Mensen die soms thuis werken, willen in/ rond hun woning meer leefruimte en meer buitenruimte.

De lockdowns, schoolsluitingen en andere maatregelen tegen de pandemie hebben het belang van de ruimte in en om het huis duidelijker zichtbaar gemaakt. Dat blijkt ook uit de voorkeuren van consumenten op de woningmarkt. Er is vraag naar meer leefruimte binnen (extra studeer-/werkkamer) en meer buitenruimte (tuin, balkon, binnenplaats). Ook zoeken mensen vaker naar eengezinswoningen en minder naar appartementen. Voorlopig hebben deze voorkeuren zich nog niet massaal vertaald in woningaanpassingen of verhuizingen.

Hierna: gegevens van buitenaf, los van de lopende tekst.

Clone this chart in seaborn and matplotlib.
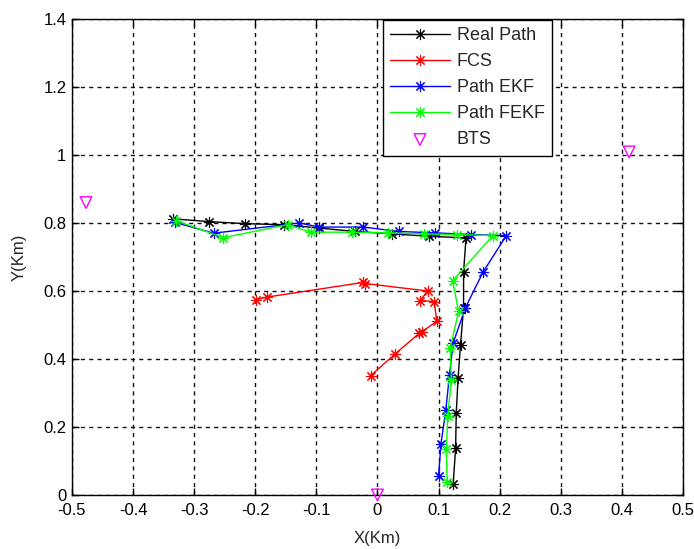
import matplotlib
matplotlib.use("Agg")
import matplotlib.pyplot as plt
from matplotlib.ticker import FuncFormatter
import seaborn as sns

# ---- data ----
real_x = [0.124, 0.128, 0.129, 0.132, 0.136, 0.141, 0.141, 0.145, 0.084, 0.024, -0.036, -0.095, -0.153, -0.216, -0.275, -0.334]
real_y = [0.032, 0.139, 0.241, 0.343, 0.442, 0.551, 0.656, 0.756, 0.761, 0.768, 0.775, 0.785, 0.795, 0.798, 0.804, 0.812]

fcs_x = [-0.011, 0.029, 0.068, 0.073, 0.097, 0.093, 0.070, 0.082, -0.020, -0.024, -0.181, -0.199]
fcs_y = [0.351, 0.415, 0.475, 0.480, 0.511, 0.569, 0.572, 0.600, 0.622, 0.625, 0.582, 0.574]

ekf_x = [0.100, 0.104, 0.112, 0.118, 0.124, 0.144, 0.173, 0.211, 0.153, 0.095, 0.035, -0.023, -0.095, -0.128, -0.268, -0.332]
ekf_y = [0.055, 0.150, 0.251, 0.354, 0.447, 0.551, 0.656, 0.763, 0.766, 0.771, 0.775, 0.788, 0.788, 0.800, 0.770, 0.802]

fekf_x = [0.114, 0.113, 0.115, 0.121, 0.119, 0.133, 0.123, 0.189, 0.131, 0.076, 0.018, -0.042, -0.109, -0.147, -0.252, -0.330]
fekf_y = [0.037, 0.134, 0.231, 0.338, 0.433, 0.540, 0.630, 0.763, 0.766, 0.768, 0.771, 0.773, 0.773, 0.795, 0.757, 0.807]

bts_x = [-0.477, 0.412, 0.0]
bts_y = [0.860, 1.009, 0.0]

series_labels = ["Real Path", "FCS", "Path EKF", "Path FEKF", "BTS"]
x_ticks = [-0.5, -0.4, -0.3, -0.2, -0.1, 0.0, 0.1, 0.2, 0.3, 0.4, 0.5]
y_ticks = [0.0, 0.2, 0.4, 0.6, 0.8, 1.0, 1.2, 1.4]

# ---- style ----
sns.set_theme(style="ticks")
plt.rcParams["font.family"] = ["Liberation Sans", "DejaVu Sans"]
plt.rcParams["font.size"] = 12

fig = plt.figure(figsize=(6.94, 5.49), dpi=100)
ax = fig.add_axes([0.1037, 0.0984, 0.8803, 0.8670])

ast = (8, 2, 0)
series = [
    (real_x, real_y, "#000000"),
    (fcs_x, fcs_y, "#ff0000"),
    (ekf_x, ekf_y, "#0000ff"),
    (fekf_x, fekf_y, "#00ff00"),
]
for (xs, ys, col), lab in zip(series, series_labels[:4]):
    sns.lineplot(x=xs, y=ys, sort=False, estimator=None, color=col,
                 linewidth=1.0, marker=ast, markersize=8,
                 markeredgecolor=col, markeredgewidth=0.8,
                 label=lab, ax=ax)

sns.scatterplot(x=bts_x, y=bts_y, marker="v", s=70, facecolor="none",
                edgecolor="#ff00ff", linewidth=1.0, label=series_labels[4],
                ax=ax, clip_on=False, zorder=5)

ax.set_xlim(-0.5, 0.5)
ax.set_ylim(0, 1.4)
ax.set_xticks(x_ticks)
ax.set_yticks(y_ticks)
fmt = FuncFormatter(lambda v, p: "%g" % round(v, 2))
ax.xaxis.set_major_formatter(fmt)
ax.yaxis.set_major_formatter(fmt)
ax.tick_params(direction="in", length=5, width=1, colors="black",
               top=True, right=True, labelsize=12)
ax.tick_params(axis="x", pad=6)
ax.tick_params(axis="y", pad=4)
for s in ax.spines.values():
    s.set_color("black")
    s.set_linewidth(1.0)
ax.grid(True, color="#111111", linestyle=(0, (3, 3)), linewidth=1.0)
ax.set_axisbelow(True)
ax.set_xlabel("X(Km)", fontsize=12, labelpad=9)
ax.set_ylabel("Y(Km)", fontsize=12, labelpad=12)

leg = ax.legend(loc="upper left", bbox_to_anchor=(0.509, 0.998),
                borderaxespad=0, fancybox=False, framealpha=1,
                edgecolor="black", fontsize=13, handlelength=3.3,
                labelspacing=0.5, borderpad=0.4, handletextpad=0.4)
leg.get_frame().set_linewidth(1.0)

fig.savefig("out.png", dpi=100, facecolor="white")
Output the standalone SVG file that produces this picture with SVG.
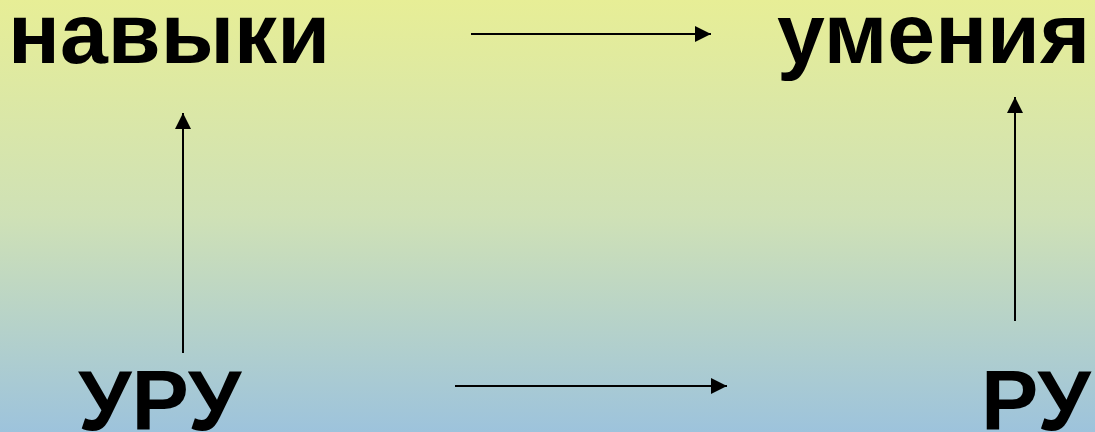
<svg xmlns="http://www.w3.org/2000/svg" width="1095" height="432" viewBox="0 0 1095 432">
<defs>
<linearGradient id="bg" x1="0" y1="0" x2="0" y2="1">
<stop offset="0" stop-color="#e7ee96"/>
<stop offset="0.5" stop-color="#cfe1b6"/>
<stop offset="1" stop-color="#9dc3dc"/>
</linearGradient>
<marker id="ah" viewBox="0 0 10 10" refX="10" refY="5" markerWidth="16" markerHeight="16" markerUnits="userSpaceOnUse" orient="auto">
<path d="M0,0 L10,5 L0,10 Z" fill="#000"/>
</marker>
<style>
.t{font-family:"Liberation Sans",Arial,sans-serif;font-weight:bold;font-size:86px;fill:#000}
.c{stroke:#000;stroke-width:2;fill:none;marker-end:url(#ah)}
</style>
</defs>
<rect width="1095" height="432" fill="url(#bg)"/>
<g id="navyki"><text class="t" x="8" y="63">навыки</text></g>
<g id="umeniya"><text class="t" x="777" y="63">умения</text></g>
<g id="uru"><text class="t" x="78" y="430">УРУ</text></g>
<g id="ru"><text class="t" x="981" y="430">РУ</text></g>
<g id="connectors">
<line class="c" x1="471" y1="34" x2="711" y2="34"/>
<line class="c" x1="455" y1="386" x2="727" y2="386"/>
<line class="c" x1="183" y1="353" x2="183" y2="113"/>
<line class="c" x1="1015" y1="321" x2="1015" y2="97"/>
</g>
</svg>
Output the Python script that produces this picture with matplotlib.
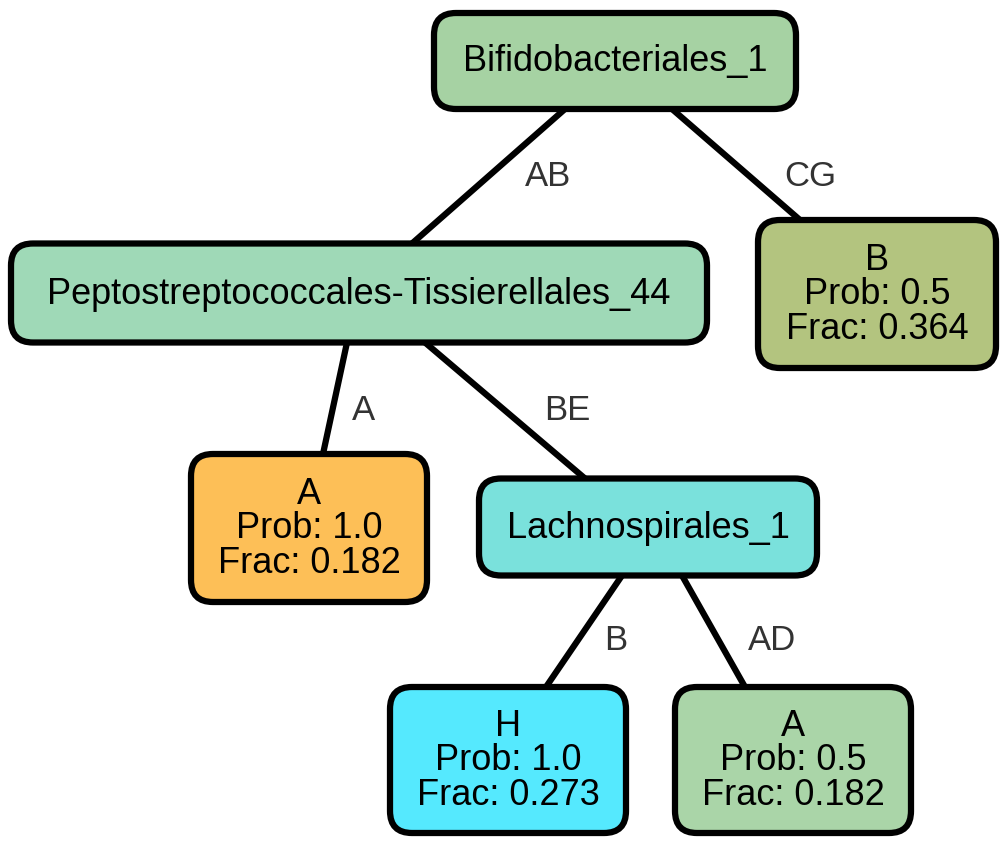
import matplotlib as mpl
mpl.use('Agg')
import matplotlib.pyplot as plt
from matplotlib.patches import FancyBboxPatch

# node: (label, cx, cy, w, h, color) in pixel coords
names = ["Bifidobacteriales_1", "Peptostreptococcales-Tissierellales_44", "B\nProb: 0.5\nFrac: 0.364",
         "A\nProb: 1.0\nFrac: 0.182", "Lachnospirales_1", "H\nProb: 1.0\nFrac: 0.273", "A\nProb: 0.5\nFrac: 0.182"]
cx = [615, 359, 877, 309, 648, 508, 793]
cy = [61, 293, 294, 528, 527, 760, 760]
bw = [362, 696, 238, 236, 338, 236, 236]
bh = [96, 99, 148, 148, 97, 146, 146]
colors = ["#A6D2A3", "#9FD9B7", "#B3C47F", "#FDBF57", "#7AE1DC", "#55E9FE", "#AAD5A8"]

# edges: parent, child, label, start x, end x, label pos
edges = [(0, 1, "AB", 565, 412, (548, 177)),
         (0, 2, "CG", 672, 800, (810, 177)),
         (1, 3, "A", 347, 323, (364, 410)),
         (1, 4, "BE", 425, 585, (567, 410)),
         (4, 5, "B", 622, 546, (616, 641)),
         (4, 6, "AD", 682, 745, (772, 641))]

fig = plt.figure(figsize=(10.06, 8.46), dpi=100)
ax = fig.add_axes([0, 0, 1, 1])
ax.set_xlim(0, 1006)
ax.set_ylim(846, 0)
ax.axis('off')
font = 'Liberation Sans'

for p, c, lab, x0, x1, lp in edges:
    y0 = cy[p] + bh[p] / 2
    y1 = cy[c] - bh[c] / 2
    ax.plot([x0, x1], [y0, y1], color='black', lw=4.5, zorder=1, solid_capstyle='butt')
    ax.text(lp[0], lp[1], lab, ha='center', va='center', fontsize=25, color='#333333', family=font)

for i in range(len(names)):
    r = 22
    box = FancyBboxPatch((cx[i] - bw[i] / 2 + r, cy[i] - bh[i] / 2 + r), bw[i] - 2 * r, bh[i] - 2 * r,
                         boxstyle="round,pad=%d" % r, fc=colors[i], ec='black', lw=4.5, zorder=2)
    ax.add_patch(box)
    ax.text(cx[i], cy[i] + 1, names[i], ha='center', va='center', fontsize=26, family=font,
            linespacing=0.98, zorder=3)

fig.savefig('out.png', dpi=100)
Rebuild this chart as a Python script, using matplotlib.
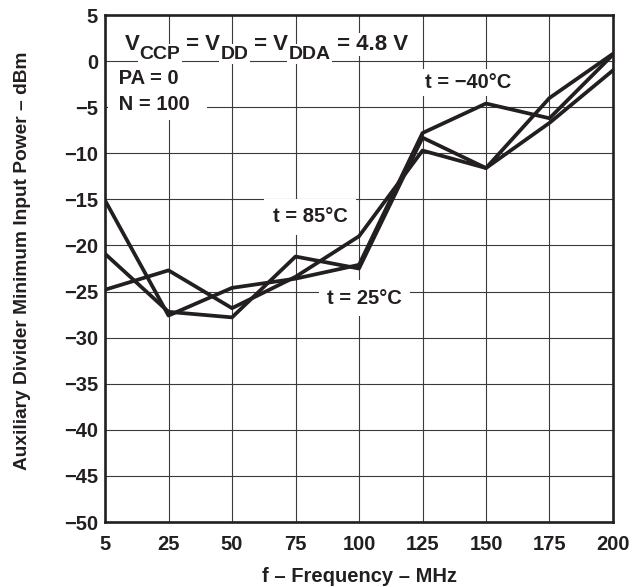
import matplotlib
matplotlib.use("Agg")
import matplotlib.pyplot as plt

plt.rcParams['font.family'] = ['Liberation Sans', 'DejaVu Sans']
plt.rcParams['font.weight'] = 'bold'
plt.rcParams['axes.labelweight'] = 'bold'

# x axis is evenly spaced categories (5 -> 25 gets the same width as 25 -> 50)
freq_labels = ['5', '25', '50', '75', '100', '125', '150', '175', '200']
y_ticks = [5, 0, -5, -10, -15, -20, -25, -30, -35, -40, -45, -50]

# dBm
t_m40 = [-15.1, -27.6, -24.6, -23.6, -22.1, -7.8, -4.6, -6.2, 0.7]
t_85 = [-24.8, -22.7, -26.8, -23.4, -19.0, -9.7, -11.6, -6.7, -1.0]
t_25 = [-20.9, -27.2, -27.8, -21.2, -22.5, -8.3, -11.6, -4.0, 0.8]

ink = '#231f20'
fs = 14.5
box = dict(facecolor='white', edgecolor='none', pad=1.0)

fig = plt.figure(figsize=(6.33, 5.87), dpi=100)
ax = fig.add_axes([0.1659, 0.1107, 0.8025, 0.8637])

x = list(range(len(freq_labels)))
for series in (t_m40, t_85, t_25):
    ax.plot(x, series, color=ink, linewidth=2.7, solid_joinstyle='round', zorder=3)

ax.set_xlim(0, len(freq_labels) - 1)
ax.set_ylim(-50, 5)
ax.set_xticks(x)
ax.set_xticklabels(freq_labels, fontweight='bold')
ax.set_yticks(y_ticks)
ax.tick_params(length=0, labelsize=fs, colors=ink)
ax.tick_params(axis='x', pad=9)
ax.tick_params(axis='y', pad=5)
ax.grid(True, color='#3a3a3a', linewidth=0.8)
ax.set_axisbelow(True)
for sp in ax.spines.values():
    sp.set_linewidth(1.9)
    sp.set_color(ink)

ax.set_xlabel('f \u2013 Frequency \u2013 MHz', fontsize=fs, fontweight='bold',
              labelpad=10, color=ink)
ax.set_ylabel('Auxiliary Divider Minimum Input Power \u2013 dBm', fontsize=13.8,
              fontweight='bold', color=ink)
ax.yaxis.set_label_coords(-0.145, 0.515)

# supply line with real subscripts, chained piece by piece
main_fs = 16
sub_fs = 14
pieces = [('V', False), ('CCP', True), (' = V', False), ('DD', True),
          (' = V', False), ('DDA', True), (' = 4.8 V', False)]
prev = ax.text(0.31, 1.2, pieces[0][0], fontsize=main_fs, fontweight='bold', color=ink,
               bbox=box, ha='left', va='baseline', zorder=4)
prev_sub = False
for txt, is_sub in pieces[1:]:
    dy = 0
    if is_sub and not prev_sub:
        dy = -5.5
    elif prev_sub and not is_sub:
        dy = 5.5
    prev = ax.annotate(txt, xy=(1, 0), xycoords=prev, xytext=(0, dy),
                       textcoords='offset points', fontsize=sub_fs if is_sub else main_fs,
                       fontweight='bold', color=ink, ha='left', va='bottom',
                       bbox=box, zorder=4)
    prev_sub = is_sub

ax.text(0.13, -3.3, ' PA = 0\n N = 100  ', fontsize=fs, fontweight='bold', color=ink,
        ha='left', va='center', linespacing=1.45, zorder=4,
        bbox=dict(facecolor='white', edgecolor='none', pad=4))

ax.text(3.23, -16.9, 't = 85\u00b0C', fontsize=fs, fontweight='bold', color=ink,
        ha='center', va='center', zorder=4,
        bbox=dict(facecolor='white', edgecolor='none', pad=6))
ax.text(4.09, -25.7, 't = 25\u00b0C', fontsize=fs, fontweight='bold', color=ink,
        ha='center', va='center', zorder=4,
        bbox=dict(facecolor='white', edgecolor='none', pad=6))
ax.text(5.72, -2.3, 't = \u221240\u00b0C', fontsize=fs, fontweight='bold', color=ink,
        ha='center', va='center', zorder=4,
        bbox=dict(facecolor='white', edgecolor='none', pad=3))

fig.savefig('out.png', dpi=100)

De behoefte aan meer buitenruimte is al langere tijd aan het groeien. Dat blijkt bijvoorbeeld uit tevredenheidsonderzoek. In 2012 was 68% van de respondenten tevreden met hun buitenruimte, in 2018 nog maar 61%. De tevredenheid was het laagst bij mensen met een appartement. Uit diezelfde tevredenheidsonderzoeken was er voor de pandemie sprake van een lichte trend naar meer tevredenheid met de binnenruimte: in 2012 vond 25% hun woning te klein, in 2018 was dit 22%. Hier heeft de pandemie dus voor een trendbreuk gezorgd.

Het is nog niet duidelijk hoe deze trends zich zullen gaan ontwikkelen. Dit hangt mede af van de keuzes van grote aantallen werkenden (en werkgevers) op het gebied van hybride werken. Omgekeerd kan de beschikbaarheid van voldoende leefruimte thuis de keuze voor thuiswerken aantrekkelijker maken. Hier is dus sprake van een wisselwerking, al spelen andere factoren uiteraard ook een rol.